Est-ce qu’une personne suicidaire a besoin de la permission de quelqu’un d’autre afin de se suicider? Pourquoi, donc, devrait-elle avoir la permission de la société entière afin de se faire euthanasier? L’euthanasie n’est-elle pas une forme de suicide plus doux, plus digne? L’indignité, c’est d’être considéré comme quelqu’un qui n’est pas apte à choisir sa mort. Qui l’est alors? Qui sont ces gens, ceux qui mènent le débat sur l’euthanasie, pour vouloir le pouvoir d’établir que si quelqu’un veut mourir, en phase terminale, qu’il doit le faire dans la souffrance ou encore qu’il doit souffrir tout ce qu’il peut souffrir avant de mourir ?

Puis, pour ceux qui ne peuvent se suicider eux-mêmes, par exemple, les tétraplégiques, pourquoi leurs limitations physiques devraient-elles les empêcher de se suicider selon leur désir, en plus du fait que ces limitations physiques sont la cause de ce désir de mourir?
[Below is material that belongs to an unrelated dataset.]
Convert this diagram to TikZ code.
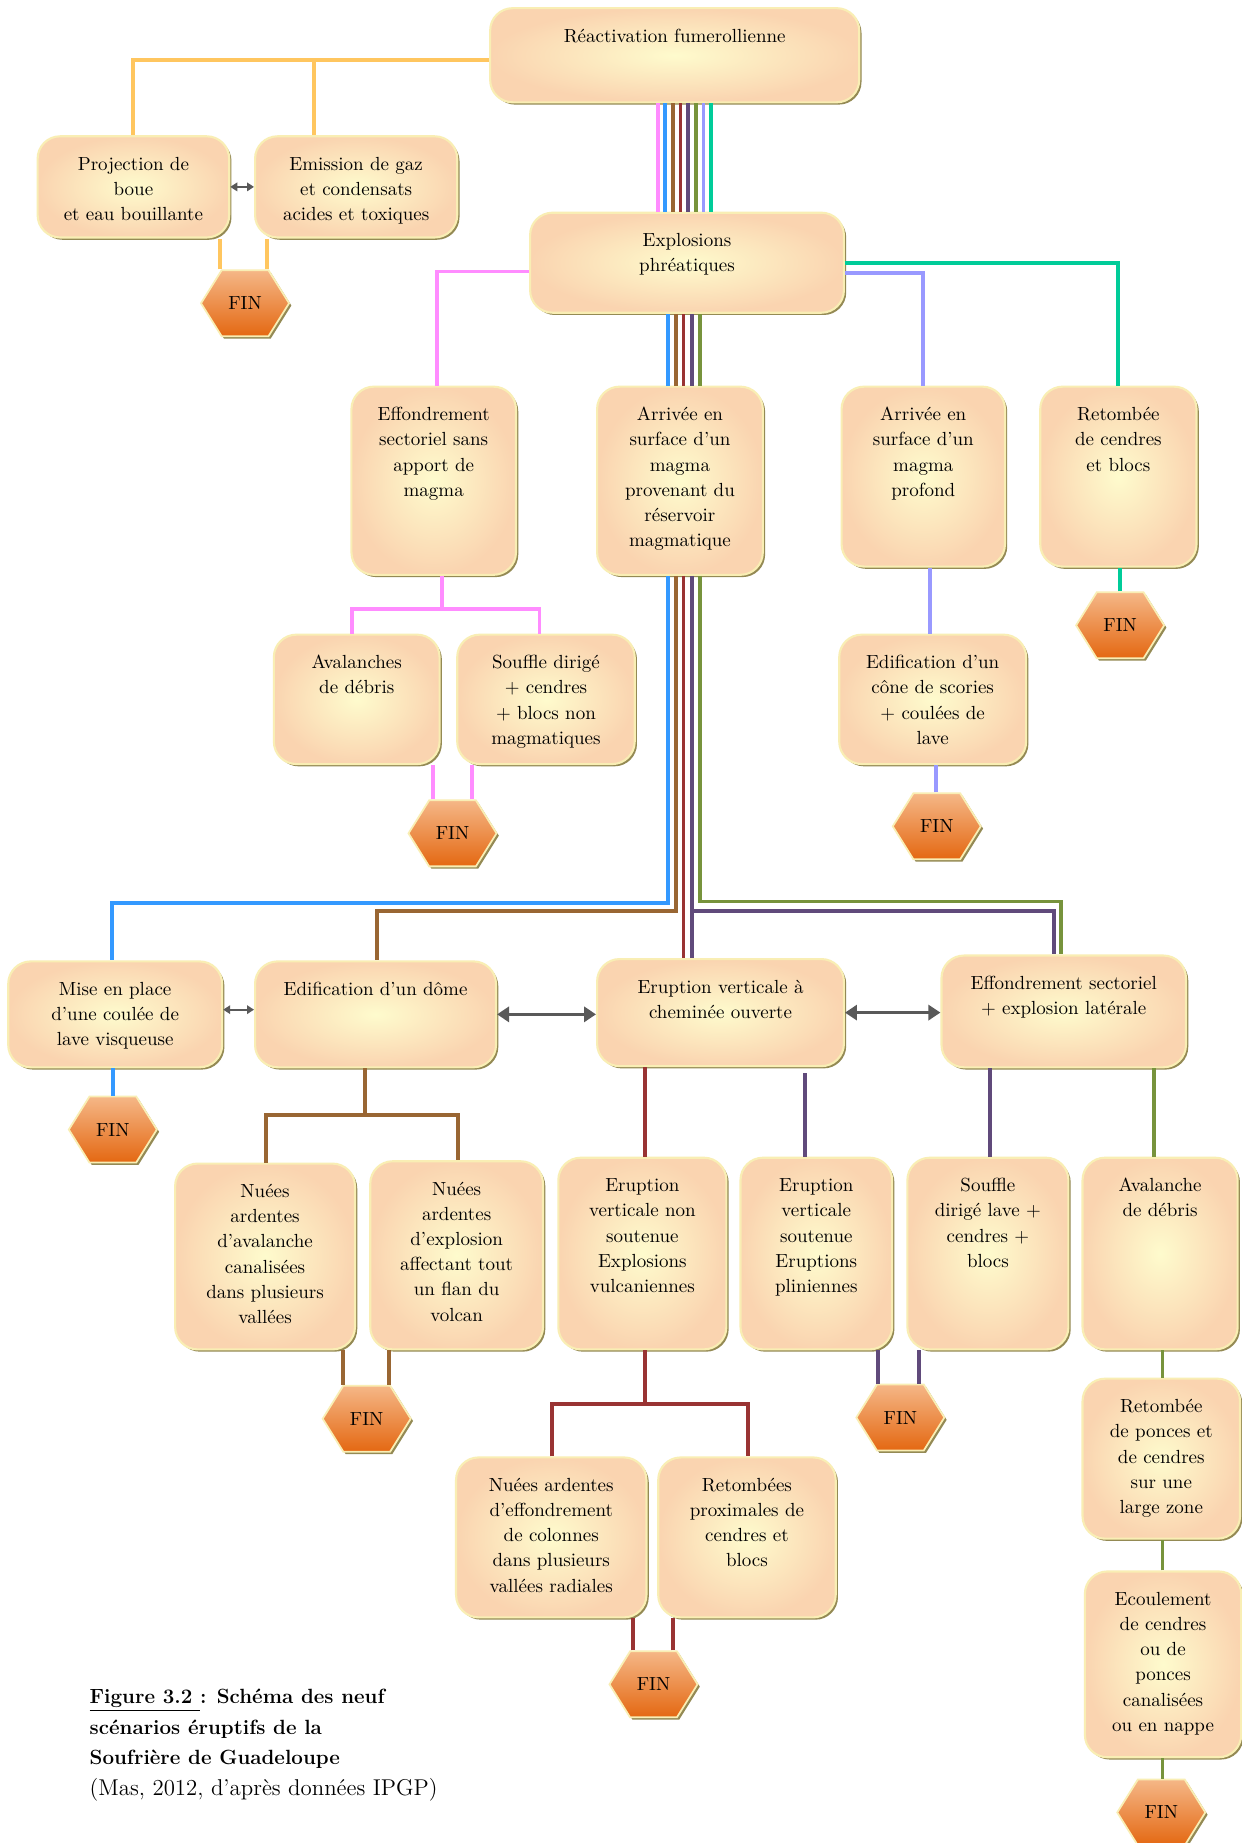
\documentclass[tikz,border=0pt]{standalone}
\usepackage{tikz}
\usetikzlibrary{calc,positioning,shapes.symbols,shadows,arrows.meta}
\tikzset{>=Stealth}
\definecolor{boxin}{RGB}{254,251,205}
\definecolor{boxout}{RGB}{250,212,176}
\definecolor{boxrim}{RGB}{249,238,180}
\definecolor{boxshade}{RGB}{148,138,84}
\definecolor{fintop}{RGB}{245,183,135}
\definecolor{finbot}{RGB}{228,104,18}
\definecolor{orgc}{RGB}{255,198,95}
\definecolor{pinkc}{RGB}{255,140,255}
\definecolor{bluec}{RGB}{51,153,255}
\definecolor{brownc}{RGB}{153,102,51}
\definecolor{redc}{RGB}{153,51,51}
\definecolor{purc}{RGB}{96,74,123}
\definecolor{olivec}{RGB}{119,147,60}
\definecolor{lavc}{RGB}{153,153,255}
\definecolor{tealc}{RGB}{0,204,153}
\definecolor{arrgray}{RGB}{89,89,89}
\newdimen\diagu \diagu=0.0235cm
\tikzset{
  stepbox/.style 2 args={draw=boxrim, line width=1.2pt, rounded corners=0.45cm,
    inner color=boxin, outer color=boxout,
    drop shadow={shadow xshift=1.3pt, shadow yshift=-1.3pt, fill=boxshade, opacity=1},
    inner xsep=0pt, inner ysep=0.33cm,
    minimum width={#1*0.0235cm}, minimum height={#2*0.0235cm},
    font=\fontsize{10.8}{14.3}\selectfont,
    execute at begin node={\begin{minipage}[t][\dimexpr#2\diagu-28\diagu\relax][t]{\dimexpr#1\diagu-8pt\relax}\centering\strut},
    execute at end node={\end{minipage}}},
  finhex/.style={shape=signal, signal to=west and east, signal pointer angle=116,
    minimum width=1.76cm, minimum height=1.32cm, inner sep=0pt,
    top color=fintop, bottom color=finbot, draw=boxrim, line width=1pt,
    drop shadow={shadow xshift=1.3pt, shadow yshift=-1.3pt, fill=boxshade, opacity=1},
    font=\fontsize{10.8}{13}\selectfont},
  link/.style={line width=2.2pt},
  dblarrow/.style={arrgray, line width=1.9pt, {Triangle[length=0.24cm,width=0.3cm]}-{Triangle[length=0.24cm,width=0.3cm]}},
  smallarrow/.style={arrgray, line width=1.3pt, {Triangle[length=0.14cm,width=0.17cm]}-{Triangle[length=0.14cm,width=0.17cm]}}
}
\begin{document}
\begin{tikzpicture}[x=0.0235cm, y=-0.0235cm]
\path[use as bounding box, fill=white] (0,0) rectangle (1056,1568);

\node[stepbox={314}{80}] (R) at (574,47) {Réactivation fumerollienne};
\node[stepbox={163}{86}] (P) at (113.5,159) {Projection de\\boue\\et eau bouillante};
\node[stepbox={172}{86}] (E) at (303,159) {Emission de gaz\\et condensats\\acides et toxiques};
\node[stepbox={267}{85}] (X) at (584.5,223.5) {Explosions\\phréatiques};
\node[stepbox={140}{160}] (EF) at (369,409) {Effondrement\\sectoriel sans\\apport de\\magma};
\node[stepbox={141}{160}] (AM) at (578.5,409) {Arrivée en\\surface d’un\\magma\\provenant du\\réservoir\\magmatique};
\node[stepbox={139}{153}] (AP) at (785.5,405.5) {Arrivée en\\surface d’un\\magma\\profond};
\node[stepbox={133}{153}] (RC) at (951.5,405.5) {Retombée\\de cendres\\et blocs};
\node[stepbox={141}{110}] (AV) at (303.5,595) {Avalanches\\de débris};
\node[stepbox={151}{110}] (SD) at (464.5,595) {Souffle dirigé\\+ cendres\\+ blocs non\\magmatiques};
\node[stepbox={159}{110}] (ED) at (793.5,595) {Edification d’un\\cône de scories\\+ coulées de\\lave};
\node[stepbox={182}{90}] (MP) at (98,863) {Mise en place\\d’une coulée de\\lave visqueuse};
\node[stepbox={205}{90}] (DO) at (319.5,863) {Edification d’un dôme};
\node[stepbox={210}{91}] (EV) at (613,861.5) {Eruption verticale à\\cheminée ouverte};
\node[stepbox={208}{95}] (ES) at (905,860.5) {Effondrement sectoriel\\+ explosion latérale};
\node[stepbox={153}{158}] (NA) at (225.5,1069) {Nuées\\ardentes\\d’avalanche\\canalisées\\dans plusieurs\\vallées};
\node[stepbox={147}{160}] (NE) at (388.5,1068) {Nuées\\ardentes\\d’explosion\\affectant tout\\un flan du\\volcan};
\node[stepbox={143}{163}] (EN) at (546.5,1066.5) {Eruption\\verticale non\\soutenue\\Explosions\\vulcaniennes};
\node[stepbox={129}{163}] (SO) at (694.5,1066.5) {Eruption\\verticale\\soutenue\\Eruptions\\pliniennes};
\node[stepbox={137}{163}] (SF) at (840.5,1066.5) {Souffle\\dirigé lave +\\cendres +\\blocs};
\node[stepbox={132}{163}] (AD) at (987,1066.5) {Avalanche\\de débris};
\node[stepbox={162}{136}] (NC) at (469,1308) {Nuées ardentes\\d’effondrement\\de colonnes\\dans plusieurs\\vallées radiales};
\node[stepbox={151}{136}] (RP) at (635.5,1308) {Retombées\\proximales de\\cendres et\\blocs};
\node[stepbox={134}{136}] (RZ) at (988,1241) {Retombée\\de ponces et\\de cendres\\sur une\\large zone};
\node[stepbox={133}{158}] (EC) at (989.5,1416) {Ecoulement\\de cendres\\ou de\\ponces\\canalisées\\ou en nappe};

\node[finhex] (F1) at (208.5,258) {FIN};
\node[finhex] (F2) at (953,532) {FIN};
\node[finhex] (F3) at (385,709) {FIN};
\node[finhex] (F4) at (797,703) {FIN};
\node[finhex] (F5) at (96,961) {FIN};
\node[finhex] (F6) at (312,1207) {FIN};
\node[finhex] (F7) at (766,1206) {FIN};
\node[finhex] (F8) at (556,1433) {FIN};
\node[finhex] (F9) at (988,1542) {FIN};

\draw[link, orgc] ($(R.west)+(0,4)$) -| (P.north);
\draw[link, orgc] ($(E.north)+(-36,0)$) |- ($(R.west)+(0,4)$);
\draw[link, orgc] ($(F1.north)+(-21,0)$) -- ($(F1.north |- P.south)+(-21,0)$);
\draw[link, orgc] ($(F1.north)+(19,0)$) -- ($(F1.north |- E.south)+(19,0)$);
\draw[smallarrow] (P.east) -- (E.west);

\foreach \col [count=\k from 0] in {pinkc,bluec,brownc,redc,purc,olivec,lavc,tealc}
  \draw[link, \col] ($(R.south)+(-14.5+6.5*\k,0)$) -- ($(R.south |- X.north)+(-14.5+6.5*\k,0)$);
\foreach \col/\dx in {bluec/-10,brownc/-3.5,redc/3,purc/10,olivec/17}
  \draw[link, \col] ($(AM.north)+(\dx,0)$) -- ($(AM.north |- X.south)+(\dx,0)$);

\draw[link, pinkc] ($(X.west)+(0,7.5)$) -| ($(EF.north)+(3,0)$);
\draw[link, lavc] ($(X.east)+(0,8.5)$) -| (AP.north);
\draw[link, tealc] (X.east) -| (RC.north);

\draw[link, pinkc] ($(EF.south)+(7,0)$) -- ++(0,30);
\draw[link, pinkc] ($(AV.north)+(-4,0)$) -- ++(0,-21) -| ($(SD.north)+(-5.5,0)$);
\draw[link, pinkc] ($(F3.north)+(-16.5,0)$) -- ($(F3.north |- AV.south)+(-16.5,0)$);
\draw[link, pinkc] ($(F3.north)+(16.5,0)$) -- ($(F3.north |- SD.south)+(16.5,0)$);
\draw[link, lavc] ($(ED.north)+(-2.5,0)$) -- ($(ED.north |- AP.south)+(-2.5,0)$);
\draw[link, lavc] ($(F4.north)+(-1,0)$) -- ($(F4.north |- ED.south)+(-1,0)$);
\draw[link, tealc] (F2.north) -- (F2.north |- RC.south);

\draw[link, bluec] ($(AM.south)+(-10,0)$) -- ++(0,278) -| ($(MP.north)+(-3,0)$);
\draw[link, brownc] ($(AM.south)+(-3.5,0)$) -- ++(0,285) -| ($(DO.north)+(1.5,0)$);
\draw[link, redc] ($(AM.south)+(3,0)$) -- ($(AM.south |- EV.north)+(3,0)$);
\draw[link, purc] ($(AM.south)+(10,0)$) -- ($(AM.south |- EV.north)+(10,0)$);
\draw[link, purc] ($(AM.south)+(10,285)$) -| ($(ES.north)+(-8,0)$);
\draw[link, olivec] ($(AM.south)+(17,0)$) -- ++(0,277) -| ($(ES.north)+(-2,0)$);

\draw[smallarrow] ($(MP.east)+(0,-4)$) -- ($(MP.east -| DO.west)+(0,-4)$);
\draw[dblarrow] (DO.east) -- (DO.east -| EV.west);
\draw[dblarrow] (EV.east) -- (EV.east -| ES.west);

\draw[link, bluec] (F5.north) -- (F5.north |- MP.south);
\draw[link, brownc] ($(DO.south)+(-9,0)$) -- ++(0,41.5);
\draw[link, brownc] ($(NA.north)+(0.5,0)$) -- ++(0,-40.5) -| ($(NE.north)+(1.5,0)$);
\draw[link, brownc] ($(F6.north)+(-20,0)$) -- ($(F6.north |- NA.south)+(-20,0)$);
\draw[link, brownc] ($(F6.north)+(19,0)$) -- ($(F6.north |- NE.south)+(19,0)$);
\draw[link, redc] ($(EN.north)+(2.5,0)$) -- ($(EN.north |- EV.south)+(2.5,0)$);
\draw[link, purc] ($(SO.north)+(-9.5,0)$) -- ($(SO.north |- EV.south)+(-9.5,5)$);
\draw[link, purc] ($(SF.north)+(2,0)$) -- ($(SF.north |- ES.south)+(2,0)$);
\draw[link, olivec] ($(AD.north)+(-5,0)$) -- ($(AD.north |- ES.south)+(-5,0)$);
\draw[link, purc] ($(F7.north)+(-19,0)$) -- ($(F7.north |- SO.south)+(-19,0)$);
\draw[link, purc] ($(F7.north)+(16,0)$) -- ($(F7.north |- SF.south)+(16,0)$);
\draw[link, redc] ($(EN.south)+(2.5,0)$) -- ++(0,47.5);
\draw[link, redc] ($(NC.north)+(0.5,0)$) -- ++(0,-44.5) -| ($(RP.north)+(1,0)$);
\draw[link, redc] ($(F8.north)+(-17.5,0)$) -- ($(F8.north |- NC.south)+(-17.5,0)$);
\draw[link, redc] ($(F8.north)+(16.5,0)$) -- ($(F8.north |- RP.south)+(16.5,0)$);
\draw[link, olivec] ($(RZ.north)+(1,0)$) -- ($(RZ.north |- AD.south)+(1,0)$);
\draw[link, olivec] ($(EC.north)+(-0.5,0)$) -- ($(EC.north |- RZ.south)+(-0.5,0)$);
\draw[link, olivec] ($(F9.north)+(1,0)$) -- ($(F9.north |- EC.south)+(1,0)$);

\node[anchor=north west, align=left, inner sep=0pt, font=\fontsize{11.7}{17.3}\selectfont] (cap) at (76,1437)
  {\textbf{\underline{Figure 3.2 }: Schéma des neuf}\\\textbf{scénarios éruptifs de la}\\\textbf{Soufrière de Guadeloupe}\\{\fontsize{13}{17.3}\selectfont(Mas, 2012, d’après données IPGP)}};
\end{tikzpicture}
\end{document}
Les médecins seraient toujours libres de décider s'ils veulent pratiquer l'euthanasie, donc, prendre la «responsabilité» de la mort de quelqu'un, ou non. Les groupes anti-euthanasites n'ont rien à faire dans les choix personnels que les gens font à propos de leur vie!

N'est-ce pas TRÈS égoïste que de vouloir garder en vie et en souffrance un proche?

Ceux qui croient que de légaliser l'euthanasie ferait déraper les choses et que tout le monde pourrait trouver un moyen de se faire euthanasier… De quoi avez-vous peur? Que vous ou vos proches décident sur un coup de tête de se faire euthanasier? Les médecins ne sont pas stupides. Laissez faire aux hommes de loi et aux médecins leur travail de déterminer qui est admissible à l'euthanasie et qui ne l'est pas. Ils sont beaucoup plus qualifiés et sauront établir des barèmes stricts, au risque de l'être trop.